Source code of charts
>> BEGIN

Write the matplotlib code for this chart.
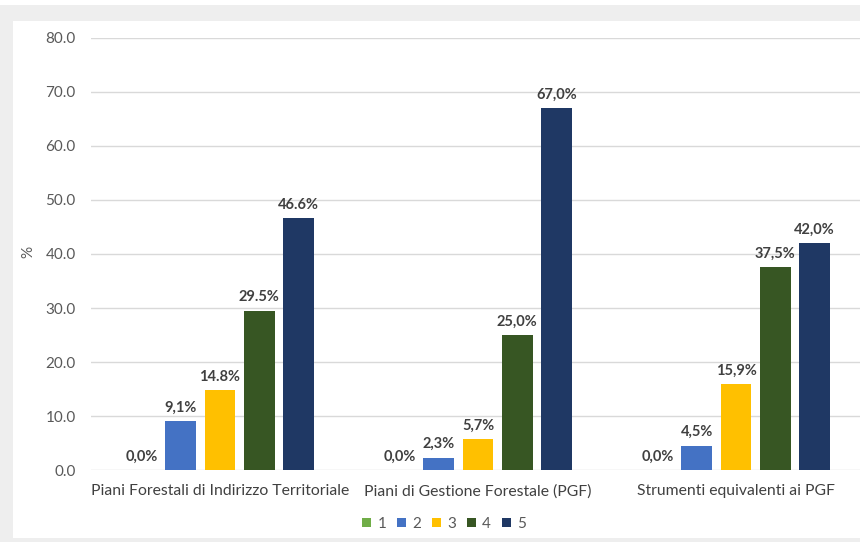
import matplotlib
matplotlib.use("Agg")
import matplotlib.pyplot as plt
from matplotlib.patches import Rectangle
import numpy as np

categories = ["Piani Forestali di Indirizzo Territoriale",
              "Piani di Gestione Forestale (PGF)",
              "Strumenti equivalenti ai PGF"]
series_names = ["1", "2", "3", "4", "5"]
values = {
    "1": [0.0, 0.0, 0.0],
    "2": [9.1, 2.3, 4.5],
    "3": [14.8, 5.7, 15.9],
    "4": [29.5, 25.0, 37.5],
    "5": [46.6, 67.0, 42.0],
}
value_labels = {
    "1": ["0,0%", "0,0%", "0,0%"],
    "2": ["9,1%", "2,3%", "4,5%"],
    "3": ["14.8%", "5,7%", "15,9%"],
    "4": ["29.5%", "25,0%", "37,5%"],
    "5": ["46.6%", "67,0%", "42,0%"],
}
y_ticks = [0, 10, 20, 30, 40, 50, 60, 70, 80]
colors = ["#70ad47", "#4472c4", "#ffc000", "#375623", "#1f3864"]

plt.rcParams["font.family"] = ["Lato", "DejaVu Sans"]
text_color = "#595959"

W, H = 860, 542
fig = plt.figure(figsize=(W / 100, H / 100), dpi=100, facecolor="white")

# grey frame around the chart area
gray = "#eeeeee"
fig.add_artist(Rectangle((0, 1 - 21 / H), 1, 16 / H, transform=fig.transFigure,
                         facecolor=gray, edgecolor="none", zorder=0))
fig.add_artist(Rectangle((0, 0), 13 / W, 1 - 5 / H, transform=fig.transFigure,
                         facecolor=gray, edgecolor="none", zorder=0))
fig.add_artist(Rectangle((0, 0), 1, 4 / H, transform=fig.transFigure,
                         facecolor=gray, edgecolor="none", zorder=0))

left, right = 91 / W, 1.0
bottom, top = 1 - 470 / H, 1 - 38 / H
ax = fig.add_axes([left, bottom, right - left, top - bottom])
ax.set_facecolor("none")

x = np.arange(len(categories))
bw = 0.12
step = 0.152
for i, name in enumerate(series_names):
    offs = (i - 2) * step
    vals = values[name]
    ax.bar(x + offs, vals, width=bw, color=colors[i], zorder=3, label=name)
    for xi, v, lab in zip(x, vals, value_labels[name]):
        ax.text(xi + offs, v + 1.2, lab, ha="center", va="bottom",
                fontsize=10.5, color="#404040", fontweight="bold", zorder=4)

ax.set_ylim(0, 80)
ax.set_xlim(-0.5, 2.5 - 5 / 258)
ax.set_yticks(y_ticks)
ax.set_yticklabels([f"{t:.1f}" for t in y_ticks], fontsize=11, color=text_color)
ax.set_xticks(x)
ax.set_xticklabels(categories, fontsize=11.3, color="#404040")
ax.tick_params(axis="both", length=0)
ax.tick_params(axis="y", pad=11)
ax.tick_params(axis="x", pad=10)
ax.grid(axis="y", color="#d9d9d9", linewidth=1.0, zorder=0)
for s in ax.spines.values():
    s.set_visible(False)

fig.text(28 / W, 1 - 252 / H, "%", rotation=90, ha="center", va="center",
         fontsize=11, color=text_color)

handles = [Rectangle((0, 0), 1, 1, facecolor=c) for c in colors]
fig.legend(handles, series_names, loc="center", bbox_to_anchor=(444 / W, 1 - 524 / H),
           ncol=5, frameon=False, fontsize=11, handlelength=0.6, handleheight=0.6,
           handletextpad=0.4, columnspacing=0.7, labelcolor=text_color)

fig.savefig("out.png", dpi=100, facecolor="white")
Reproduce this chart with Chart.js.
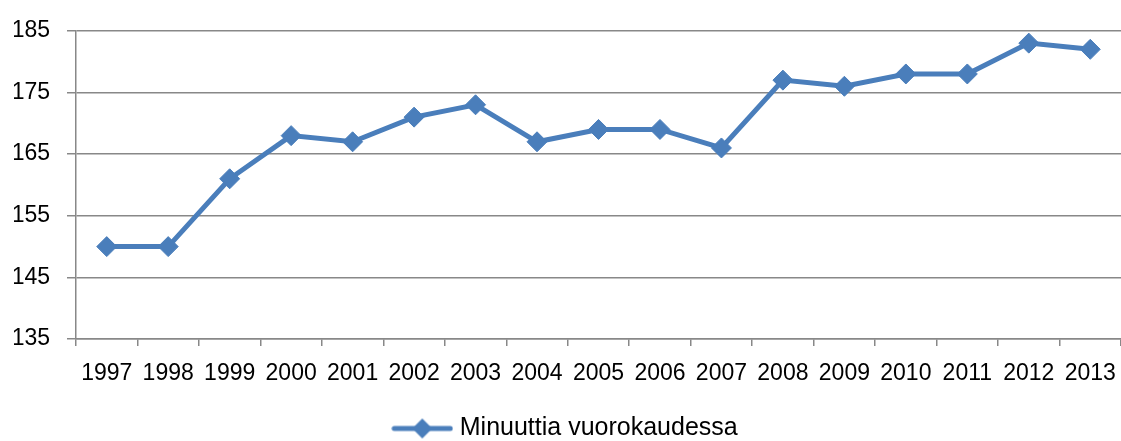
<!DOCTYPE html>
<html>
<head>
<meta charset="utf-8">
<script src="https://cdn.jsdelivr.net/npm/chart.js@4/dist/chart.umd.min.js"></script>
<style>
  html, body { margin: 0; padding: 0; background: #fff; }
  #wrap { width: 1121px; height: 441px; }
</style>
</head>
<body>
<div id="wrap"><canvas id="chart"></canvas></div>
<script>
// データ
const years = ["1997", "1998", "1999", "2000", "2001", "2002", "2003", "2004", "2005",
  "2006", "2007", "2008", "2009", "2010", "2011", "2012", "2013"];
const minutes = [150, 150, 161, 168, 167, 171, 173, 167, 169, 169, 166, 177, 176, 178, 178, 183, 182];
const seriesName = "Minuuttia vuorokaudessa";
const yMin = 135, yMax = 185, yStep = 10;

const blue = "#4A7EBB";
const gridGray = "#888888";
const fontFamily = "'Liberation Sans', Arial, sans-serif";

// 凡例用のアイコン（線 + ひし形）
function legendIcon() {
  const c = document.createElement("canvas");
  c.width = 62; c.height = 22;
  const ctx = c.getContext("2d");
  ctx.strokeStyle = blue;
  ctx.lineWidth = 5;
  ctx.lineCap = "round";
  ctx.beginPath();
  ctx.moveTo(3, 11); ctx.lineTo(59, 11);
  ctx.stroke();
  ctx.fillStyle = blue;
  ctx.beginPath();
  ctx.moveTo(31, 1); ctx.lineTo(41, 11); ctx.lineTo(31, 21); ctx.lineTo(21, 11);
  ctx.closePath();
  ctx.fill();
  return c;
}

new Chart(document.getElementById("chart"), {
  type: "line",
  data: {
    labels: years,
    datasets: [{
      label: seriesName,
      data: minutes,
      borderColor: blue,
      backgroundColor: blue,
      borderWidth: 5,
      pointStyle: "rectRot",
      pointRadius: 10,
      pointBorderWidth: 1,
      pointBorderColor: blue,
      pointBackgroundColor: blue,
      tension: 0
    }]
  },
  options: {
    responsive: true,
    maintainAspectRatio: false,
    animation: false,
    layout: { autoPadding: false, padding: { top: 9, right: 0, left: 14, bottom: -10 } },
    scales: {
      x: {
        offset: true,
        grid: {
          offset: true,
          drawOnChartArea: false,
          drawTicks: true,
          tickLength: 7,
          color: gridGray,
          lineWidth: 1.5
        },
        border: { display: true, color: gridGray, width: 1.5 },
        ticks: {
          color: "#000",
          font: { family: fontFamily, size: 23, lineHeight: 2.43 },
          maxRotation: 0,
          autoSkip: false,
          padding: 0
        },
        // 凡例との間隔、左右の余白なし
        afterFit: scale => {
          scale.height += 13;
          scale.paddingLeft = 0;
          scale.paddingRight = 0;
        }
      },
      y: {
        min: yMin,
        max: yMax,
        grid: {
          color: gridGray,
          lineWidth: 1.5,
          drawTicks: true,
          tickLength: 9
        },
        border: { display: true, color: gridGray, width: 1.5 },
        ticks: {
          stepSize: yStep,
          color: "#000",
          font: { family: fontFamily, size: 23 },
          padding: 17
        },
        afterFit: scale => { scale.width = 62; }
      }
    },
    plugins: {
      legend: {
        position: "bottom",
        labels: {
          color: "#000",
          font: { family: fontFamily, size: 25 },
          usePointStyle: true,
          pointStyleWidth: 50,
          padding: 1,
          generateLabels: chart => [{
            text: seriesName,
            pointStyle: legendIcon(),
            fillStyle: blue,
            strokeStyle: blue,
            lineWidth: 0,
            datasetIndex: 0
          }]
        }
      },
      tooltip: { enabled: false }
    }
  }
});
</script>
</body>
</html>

>> END
>> BEGIN

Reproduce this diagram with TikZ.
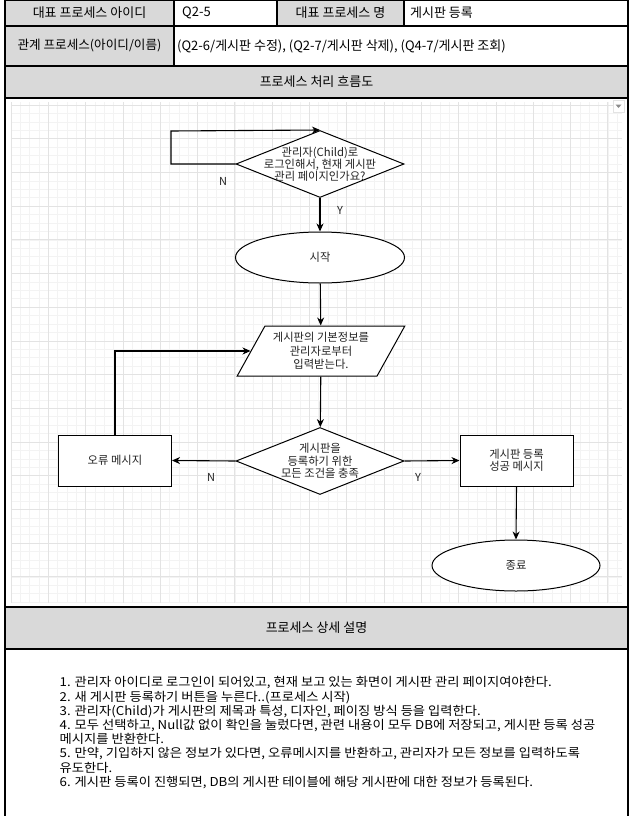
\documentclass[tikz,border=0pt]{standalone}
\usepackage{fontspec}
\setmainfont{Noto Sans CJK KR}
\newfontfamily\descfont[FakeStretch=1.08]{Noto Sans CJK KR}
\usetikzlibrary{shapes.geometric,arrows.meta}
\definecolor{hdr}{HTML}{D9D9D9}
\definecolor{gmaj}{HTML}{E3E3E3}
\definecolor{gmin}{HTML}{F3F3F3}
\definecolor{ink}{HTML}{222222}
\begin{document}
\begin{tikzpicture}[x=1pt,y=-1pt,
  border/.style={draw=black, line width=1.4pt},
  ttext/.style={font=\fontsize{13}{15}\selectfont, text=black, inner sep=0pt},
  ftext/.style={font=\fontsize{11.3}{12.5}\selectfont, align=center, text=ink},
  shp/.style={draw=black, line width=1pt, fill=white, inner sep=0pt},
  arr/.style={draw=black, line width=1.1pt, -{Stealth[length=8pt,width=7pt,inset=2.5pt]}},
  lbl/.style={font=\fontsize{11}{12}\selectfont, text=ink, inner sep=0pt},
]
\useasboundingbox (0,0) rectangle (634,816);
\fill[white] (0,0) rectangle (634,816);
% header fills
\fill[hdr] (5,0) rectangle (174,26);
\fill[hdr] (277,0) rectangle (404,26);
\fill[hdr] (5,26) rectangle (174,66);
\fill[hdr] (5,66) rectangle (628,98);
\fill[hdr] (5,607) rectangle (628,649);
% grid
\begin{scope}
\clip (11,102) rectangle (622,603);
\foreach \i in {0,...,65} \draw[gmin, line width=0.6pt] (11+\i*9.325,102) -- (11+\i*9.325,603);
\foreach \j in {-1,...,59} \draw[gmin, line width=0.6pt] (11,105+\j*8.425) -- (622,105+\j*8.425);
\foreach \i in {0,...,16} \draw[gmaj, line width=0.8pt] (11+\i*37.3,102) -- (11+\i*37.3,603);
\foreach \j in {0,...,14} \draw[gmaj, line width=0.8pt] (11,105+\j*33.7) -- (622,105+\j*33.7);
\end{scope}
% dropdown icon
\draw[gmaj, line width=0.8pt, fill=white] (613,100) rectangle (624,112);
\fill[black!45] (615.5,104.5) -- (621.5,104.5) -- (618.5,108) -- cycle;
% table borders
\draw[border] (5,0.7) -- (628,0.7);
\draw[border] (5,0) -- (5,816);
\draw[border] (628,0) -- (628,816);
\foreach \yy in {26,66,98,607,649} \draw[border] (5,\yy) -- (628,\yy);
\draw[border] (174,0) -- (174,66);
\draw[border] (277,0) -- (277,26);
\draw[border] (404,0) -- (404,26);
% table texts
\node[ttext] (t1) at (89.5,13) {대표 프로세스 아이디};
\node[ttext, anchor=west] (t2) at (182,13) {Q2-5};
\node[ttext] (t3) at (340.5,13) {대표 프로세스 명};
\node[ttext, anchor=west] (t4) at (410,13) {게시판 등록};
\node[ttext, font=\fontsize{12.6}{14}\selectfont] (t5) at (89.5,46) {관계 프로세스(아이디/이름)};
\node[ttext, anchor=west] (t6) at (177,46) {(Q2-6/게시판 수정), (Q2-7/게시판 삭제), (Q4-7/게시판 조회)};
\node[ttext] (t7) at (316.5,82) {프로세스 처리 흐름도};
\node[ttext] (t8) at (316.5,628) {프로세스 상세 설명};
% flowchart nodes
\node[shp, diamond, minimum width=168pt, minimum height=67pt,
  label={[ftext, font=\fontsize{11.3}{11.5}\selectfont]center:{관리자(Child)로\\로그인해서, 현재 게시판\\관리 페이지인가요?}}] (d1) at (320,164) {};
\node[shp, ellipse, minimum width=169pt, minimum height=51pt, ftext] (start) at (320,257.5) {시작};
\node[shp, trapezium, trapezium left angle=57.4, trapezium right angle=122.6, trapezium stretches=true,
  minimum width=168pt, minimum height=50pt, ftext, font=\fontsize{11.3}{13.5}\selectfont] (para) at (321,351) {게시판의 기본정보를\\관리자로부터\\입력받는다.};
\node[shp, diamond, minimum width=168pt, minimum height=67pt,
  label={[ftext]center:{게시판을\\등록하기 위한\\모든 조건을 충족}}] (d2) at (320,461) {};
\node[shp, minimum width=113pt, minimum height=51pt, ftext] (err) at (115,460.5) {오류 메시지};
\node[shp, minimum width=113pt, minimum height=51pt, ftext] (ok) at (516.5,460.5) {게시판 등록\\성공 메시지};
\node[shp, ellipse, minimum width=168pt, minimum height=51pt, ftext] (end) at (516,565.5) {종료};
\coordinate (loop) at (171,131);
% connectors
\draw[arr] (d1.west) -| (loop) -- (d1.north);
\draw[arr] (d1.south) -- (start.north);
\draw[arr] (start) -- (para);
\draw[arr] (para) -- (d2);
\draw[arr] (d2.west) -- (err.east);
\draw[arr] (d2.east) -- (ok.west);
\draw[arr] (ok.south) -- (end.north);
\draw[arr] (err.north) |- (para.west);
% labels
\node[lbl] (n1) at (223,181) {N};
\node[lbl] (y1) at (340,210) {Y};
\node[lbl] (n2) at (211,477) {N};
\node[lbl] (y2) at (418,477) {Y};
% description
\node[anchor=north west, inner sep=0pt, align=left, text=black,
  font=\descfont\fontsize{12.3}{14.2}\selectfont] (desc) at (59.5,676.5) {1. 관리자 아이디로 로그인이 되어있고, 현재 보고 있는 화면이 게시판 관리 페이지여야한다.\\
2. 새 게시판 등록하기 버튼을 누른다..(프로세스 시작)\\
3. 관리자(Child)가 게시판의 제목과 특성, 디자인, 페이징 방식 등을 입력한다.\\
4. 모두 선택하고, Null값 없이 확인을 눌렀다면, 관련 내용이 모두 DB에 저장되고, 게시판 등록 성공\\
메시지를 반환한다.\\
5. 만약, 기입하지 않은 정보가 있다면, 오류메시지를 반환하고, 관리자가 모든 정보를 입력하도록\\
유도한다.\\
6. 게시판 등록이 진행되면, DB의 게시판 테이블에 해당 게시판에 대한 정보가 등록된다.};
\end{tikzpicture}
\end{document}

>> END
>> BEGIN

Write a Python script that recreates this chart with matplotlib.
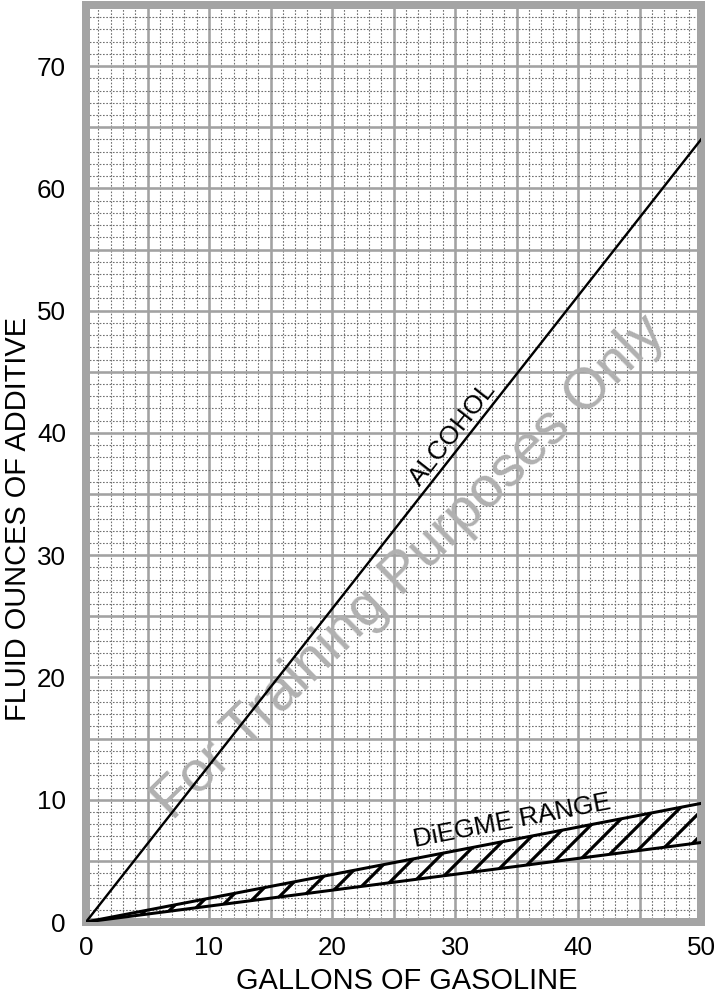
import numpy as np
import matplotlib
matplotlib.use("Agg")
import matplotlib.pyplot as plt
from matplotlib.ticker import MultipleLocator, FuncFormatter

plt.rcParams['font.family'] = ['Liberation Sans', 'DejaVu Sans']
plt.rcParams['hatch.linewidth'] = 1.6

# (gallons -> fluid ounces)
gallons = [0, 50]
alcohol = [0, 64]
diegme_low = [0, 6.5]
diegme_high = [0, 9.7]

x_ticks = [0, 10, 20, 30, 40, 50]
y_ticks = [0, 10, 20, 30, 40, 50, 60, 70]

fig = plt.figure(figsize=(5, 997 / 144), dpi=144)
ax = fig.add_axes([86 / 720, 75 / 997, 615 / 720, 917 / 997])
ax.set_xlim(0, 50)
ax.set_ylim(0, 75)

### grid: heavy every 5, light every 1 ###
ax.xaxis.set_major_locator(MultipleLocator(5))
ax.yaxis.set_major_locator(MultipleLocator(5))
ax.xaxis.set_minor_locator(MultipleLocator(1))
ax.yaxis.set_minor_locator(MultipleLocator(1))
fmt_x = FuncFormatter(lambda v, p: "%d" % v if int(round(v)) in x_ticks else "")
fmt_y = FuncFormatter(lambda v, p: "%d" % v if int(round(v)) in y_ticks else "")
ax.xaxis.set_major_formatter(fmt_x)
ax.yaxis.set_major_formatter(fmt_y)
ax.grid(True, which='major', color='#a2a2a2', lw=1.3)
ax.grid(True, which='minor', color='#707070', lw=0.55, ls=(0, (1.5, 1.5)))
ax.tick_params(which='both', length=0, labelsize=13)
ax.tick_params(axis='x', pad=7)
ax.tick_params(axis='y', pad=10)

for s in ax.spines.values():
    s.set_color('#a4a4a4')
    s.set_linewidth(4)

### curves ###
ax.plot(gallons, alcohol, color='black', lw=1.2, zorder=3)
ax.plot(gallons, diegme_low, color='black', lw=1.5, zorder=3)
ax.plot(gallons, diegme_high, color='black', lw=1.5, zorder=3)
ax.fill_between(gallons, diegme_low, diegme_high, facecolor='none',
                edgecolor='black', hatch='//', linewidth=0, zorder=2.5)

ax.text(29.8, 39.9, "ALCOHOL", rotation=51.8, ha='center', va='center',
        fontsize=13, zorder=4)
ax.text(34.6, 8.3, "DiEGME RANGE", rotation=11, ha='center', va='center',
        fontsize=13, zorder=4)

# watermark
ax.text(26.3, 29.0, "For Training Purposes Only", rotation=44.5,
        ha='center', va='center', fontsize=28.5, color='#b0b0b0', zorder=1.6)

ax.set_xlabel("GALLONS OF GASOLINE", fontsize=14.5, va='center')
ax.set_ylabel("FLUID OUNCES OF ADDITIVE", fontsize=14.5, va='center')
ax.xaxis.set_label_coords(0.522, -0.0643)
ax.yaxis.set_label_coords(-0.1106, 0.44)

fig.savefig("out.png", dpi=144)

>> END

__Task prompt__
Nothing but the lines from the one with "Write a Python" through the one with "ax.set_ylim(0, 75)" should be copied, word for word. Pictures are left out.

__Output of the exercise__
Write a Python script that recreates this chart with matplotlib.
import numpy as np
import matplotlib
matplotlib.use("Agg")
import matplotlib.pyplot as plt
from matplotlib.ticker import MultipleLocator, FuncFormatter

plt.rcParams['font.family'] = ['Liberation Sans', 'DejaVu Sans']
plt.rcParams['hatch.linewidth'] = 1.6

# (gallons -> fluid ounces)
gallons = [0, 50]
alcohol = [0, 64]
diegme_low = [0, 6.5]
diegme_high = [0, 9.7]

x_ticks = [0, 10, 20, 30, 40, 50]
y_ticks = [0, 10, 20, 30, 40, 50, 60, 70]

fig = plt.figure(figsize=(5, 997 / 144), dpi=144)
ax = fig.add_axes([86 / 720, 75 / 997, 615 / 720, 917 / 997])
ax.set_xlim(0, 50)
ax.set_ylim(0, 75)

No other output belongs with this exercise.